Never were more innocent words spoken. I just wanted a glass of white house wine. We were at Restaurante Nicolas last night, for our first real late-night Bilbao dinner (nobody goes out to eat before 20h here). Once we figured out the obscure “restaurants are located behind a secret door at the back of the bar” system, we were flying.
Our small pale balding old waiter, every inch a gentleman, brought us a simplified English menu, which was a saving grace at the end of a day of stumbling our way through Spanish. Catherine ordered the lamb chops, and I the hake with red peppers. And the aforementioned “vino blanco de la casa.”
In short order the glass of wine arrived, and after a couple of sips, along came the bottle.
Those who know me will know that I am just as likely to cut off my foot as to drink more than a couple of glasses of wine, so this came as something of a surprise. But being still inside that “strangers in a strange land” terror that is foreign language tourism, I smiled and undertook my task. Thankfully Catherine pitched in to aid.
The hake was very good, and it was followed by a dessert called, in English, “a little bit of everything” which was just that — tart, chocolate, eclair, puff, ice cream. Dreamy all of it. Catherine’s lamb chops were very good as well, and she ordered the same dessert and had the same reaction. Oliver had a little bit of all of the above, and seemed to enjoy it as much as we did. The waiter took a liking to him, and brought some roll cookies out at the end of the night which made him very happy.

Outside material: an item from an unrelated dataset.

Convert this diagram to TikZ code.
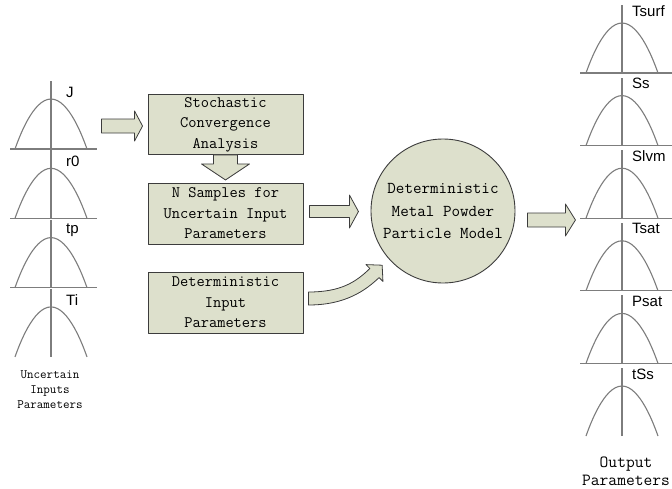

At the end of the night — about midnight — we headed off into the raininy Bilbao night, and, thanks to Catherine’s clear head, made it home to our hotel in one piece. I haven’t ordered wine since.
Today it rained, again, and our spirit was slightly diminished as a result. We made the best of it all, though, and took the wonderful Bilbao subway out to the edge of town where we rode across the river in a giant car carrying gondola, walked up the side of the opposite town in the pouring rain, walked back down along the ocean in the pouring rain, and returned, in the pouring rain, to Bilbao. Where it is pouring rain.
Tomorrow we say good-bye to Bilbao and head south-east by train. We decided not to make for Barcelona in one day, so we are stopping, for at least a night, in Zaragoza. Imagine the ‘z’ pronounced with a slight lisp, and you will see the attraction. We know nothing of the city, which is the point. More to report from the frontier.